- **TASK DETAILS**:
Reproduce the material below line by line, beginning with its first line and ending with the line that contains "2000, 5000, 10000];"; leave out pictures.

- **PROVIDED DATA**:
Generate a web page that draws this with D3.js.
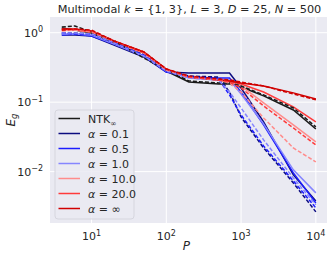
<!DOCTYPE html>
<html>
<head>
<meta charset="utf-8">
<script src="https://cdn.jsdelivr.net/npm/d3@7"></script>
<style>
  body { margin: 0; background: #fff; }
  text { font-family: "DejaVu Sans", sans-serif; fill: #262626; }
</style>
</head>
<body>
<div class="chart"></div>
<script>
(function () {

  var width = 333, height = 258;
  var margin = { top: 17, right: 6, bottom: 35, left: 50 };

  // sample sizes
  var P = [4, 6, 10, 20, 50, 100, 200, 500, 700, 1000, 2000, 5000, 10000];

  // generalization error, solid = theory, dashed = experiment
  var ntkSolid   = [1.169, 1.094, 0.990, 0.711, 0.462, 0.281, 0.195, 0.183, 0.183, 0.165, 0.123, 0.0772, 0.0411];
  var ntkDashed  = [1.208, 1.249, 1.023, 0.760, 0.433, 0.290, 0.202, 0.189, 0.189, 0.171, 0.127, 0.0825, 0.0440];
  var a01Solid   = [0.927, 0.927, 0.897, 0.665, 0.447, 0.272, 0.263, 0.263, 0.263, 0.160, 0.0519, 0.00896, 0.00379];
  var a01Dashed  = [0.990, 0.990, 0.958, 0.711, 0.478, 0.281, 0.238, 0.230, 0.140, 0.0612, 0.0219, 0.00688, 0.00263];
  var a05Solid   = [0.927, 0.958, 0.897, 0.688, 0.462, 0.272, 0.230, 0.223, 0.223, 0.140, 0.0470, 0.00958, 0.00354];
  var a05Dashed  = [0.990, 0.958, 0.958, 0.711, 0.478, 0.281, 0.230, 0.216, 0.127, 0.0654, 0.0234, 0.00735, 0.00300];
  var a1Solid    = [0.958, 0.958, 0.927, 0.688, 0.462, 0.281, 0.223, 0.209, 0.209, 0.131, 0.0486, 0.0106, 0.00494];
  var a1Dashed   = [0.990, 0.990, 0.958, 0.711, 0.462, 0.281, 0.223, 0.209, 0.140, 0.0825, 0.0286, 0.00812, 0.00332];
  var a10Solid   = [1.094, 1.094, 1.023, 0.735, 0.510, 0.290, 0.230, 0.209, 0.195, 0.171, 0.0974, 0.0470, 0.0268];
  var a10Dashed  = [1.058, 1.094, 1.023, 0.760, 0.510, 0.290, 0.230, 0.209, 0.189, 0.140, 0.0593, 0.0219, 0.0138];
  var a20Solid   = [1.131, 1.094, 1.023, 0.760, 0.510, 0.290, 0.230, 0.209, 0.202, 0.183, 0.140, 0.0853, 0.0519];
  var a20Dashed  = [1.094, 1.131, 1.058, 0.760, 0.528, 0.300, 0.230, 0.209, 0.195, 0.160, 0.0882, 0.0425, 0.0242];
  var aInfSolid  = [1.131, 1.131, 1.058, 0.760, 0.528, 0.300, 0.230, 0.209, 0.202, 0.189, 0.171, 0.136, 0.111];
  var aInfDashed = [1.094, 1.131, 1.094, 0.760, 0.528, 0.300, 0.238, 0.216, 0.209, 0.195, 0.171, 0.131, 0.108];

  var labels = ["NTK", "0.1", "0.5", "1.0", "10.0", "20.0", "\u221e"];
  var colors = ["#1a1a1a", "#0c0c80", "#1c1cff", "#8585ff", "#ff8c8c", "#ff3b3b", "#d00000"];
  var solids = [ntkSolid, a01Solid, a05Solid, a1Solid, a10Solid, a20Solid, aInfSolid];
  var dashes = [ntkDashed, a01Dashed, a05Dashed, a1Dashed, a10Dashed, a20Dashed, aInfDashed];

  var xTicks = [10, 100, 1000, 10000];
  var yTicks = [1, 0.1, 0.01];

  var svg = d3.select(".chart").append("svg")
    .attr("width", width)
    .attr("height", height);

  var pw = width - margin.left - margin.right,
      ph = height - margin.top - margin.bottom;

  var x = d3.scaleLog().domain([2.78, 14100]).range([0, pw]);
  var y = d3.scaleLog().domain([0.00182, 1.683]).range([ph, 0]);

  var g = svg.append("g")
    .attr("transform", "translate(" + margin.left + "," + margin.top + ")");

  g.append("rect").attr("width", pw).attr("height", ph).attr("fill", "#eaeaf2");

  // grid
  g.selectAll(".xg").data(xTicks).enter().append("line")
    .attr("x1", d => x(d)).attr("x2", d => x(d))
    .attr("y1", 0).attr("y2", ph)
    .attr("stroke", "#fff").attr("stroke-width", 1);
  g.selectAll(".yg").data(yTicks).enter().append("line")
    .attr("y1", d => y(d)).attr("y2", d => y(d))
    .attr("x1", 0).attr("x2", pw)
    .attr("stroke", "#fff").attr("stroke-width", 1);

  // tick labels
  var xl = g.selectAll(".xl").data(xTicks).enter().append("text")
    .attr("x", d => x(d)).attr("y", ph + 17)
    .attr("text-anchor", "middle").style("font-size", "11px");
  xl.append("tspan").text("10");
  xl.append("tspan").attr("dy", -4.5).style("font-size", "8px").text(d => Math.round(Math.log10(d)));

  var yl = g.selectAll(".yl").data(yTicks).enter().append("text")
    .attr("x", -7).attr("y", d => y(d) + 4)
    .attr("text-anchor", "end").style("font-size", "11px");
  yl.append("tspan").text("10");
  yl.append("tspan").attr("dy", -4.5).style("font-size", "8px")
    .text(d => d === 1 ? "0" : "\u2212" + Math.round(-Math.log10(d)));

  // lines
  var line = d3.line()
    .x((d, i) => x(P[i]))
    .y(d => y(d));

  g.append("clipPath").attr("id", "clip")
    .append("rect").attr("width", pw).attr("height", ph);
  var lines = g.append("g").attr("clip-path", "url(#clip)");

  solids.forEach(function (s, i) {
    lines.append("path").datum(s)
      .attr("d", line).attr("fill", "none")
      .attr("stroke", colors[i]).attr("stroke-width", 1.5);
  });
  dashes.forEach(function (s, i) {
    lines.append("path").datum(s)
      .attr("d", line).attr("fill", "none")
      .attr("stroke", colors[i]).attr("stroke-width", 1.5)
      .attr("stroke-dasharray", "4,2");
  });

  // legend
  var lg = g.append("g").attr("transform", "translate(5,93)");
  lg.append("rect")
    .attr("width", 79).attr("height", 109).attr("rx", 3)
    .attr("fill", "#eaeaf2").attr("fill-opacity", 0.85)
    .attr("stroke", "#d6d6de").attr("stroke-width", 1);

  var item = lg.selectAll(".item").data(labels).enter().append("g")
    .attr("transform", (d, i) => "translate(0," + (8.5 + i * 15) + ")");
  item.append("line")
    .attr("x1", 3.5).attr("x2", 25)
    .attr("stroke", (d, i) => colors[i]).attr("stroke-width", 1.5);
  var it = item.append("text").attr("x", 33).attr("y", 4).style("font-size", "11px");
  it.each(function (d, i) {
    var t = d3.select(this);
    if (i === 0) {
      t.append("tspan").text("NTK");
      t.append("tspan").attr("dy", 3).style("font-size", "7.5px").text("\u221e");
    } else {
      t.append("tspan").style("font-style", "italic").text("\u03b1");
      t.append("tspan").text(" = " + d);
    }
  });

  // title
  var title = svg.append("text")
    .attr("x", margin.left + pw / 2 + 1).attr("y", 13)
    .attr("text-anchor", "middle").style("font-size", "11.3px");
  title.append("tspan").text("Multimodal ");
  title.append("tspan").style("font-style", "italic").text("k");
  title.append("tspan").text(" = {1, 3}, ");
  title.append("tspan").style("font-style", "italic").text("L");
  title.append("tspan").text(" = 3, ");
  title.append("tspan").style("font-style", "italic").text("D");
  title.append("tspan").text(" = 25, ");
  title.append("tspan").style("font-style", "italic").text("N");
  title.append("tspan").text(" = 500");

  // axis labels
  svg.append("text")
    .attr("x", margin.left + x(100) + 20).attr("y", 250)
    .attr("text-anchor", "middle").style("font-size", "12px").style("font-style", "italic")
    .text("P");
  var yt = svg.append("text")
    .attr("transform", "translate(15," + (margin.top + ph / 2) + ") rotate(-90)")
    .attr("text-anchor", "middle").style("font-size", "12px");
  yt.append("tspan").style("font-style", "italic").text("E");
  yt.append("tspan").attr("dy", 2).style("font-size", "8.5px").style("font-style", "italic").text("g");

})();
</script>
</body>
</html>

- **THE REPLY**:
Generate a web page that draws this with D3.js.
<!DOCTYPE html>
<html>
<head>
<meta charset="utf-8">
<script src="https://cdn.jsdelivr.net/npm/d3@7"></script>
<style>
  body { margin: 0; background: #fff; }
  text { font-family: "DejaVu Sans", sans-serif; fill: #262626; }
</style>
</head>
<body>
<div class="chart"></div>
<script>
(function () {

  var width = 333, height = 258;
  var margin = { top: 17, right: 6, bottom: 35, left: 50 };

  // sample sizes
  var P = [4, 6, 10, 20, 50, 100, 200, 500, 700, 1000, 2000, 5000, 10000];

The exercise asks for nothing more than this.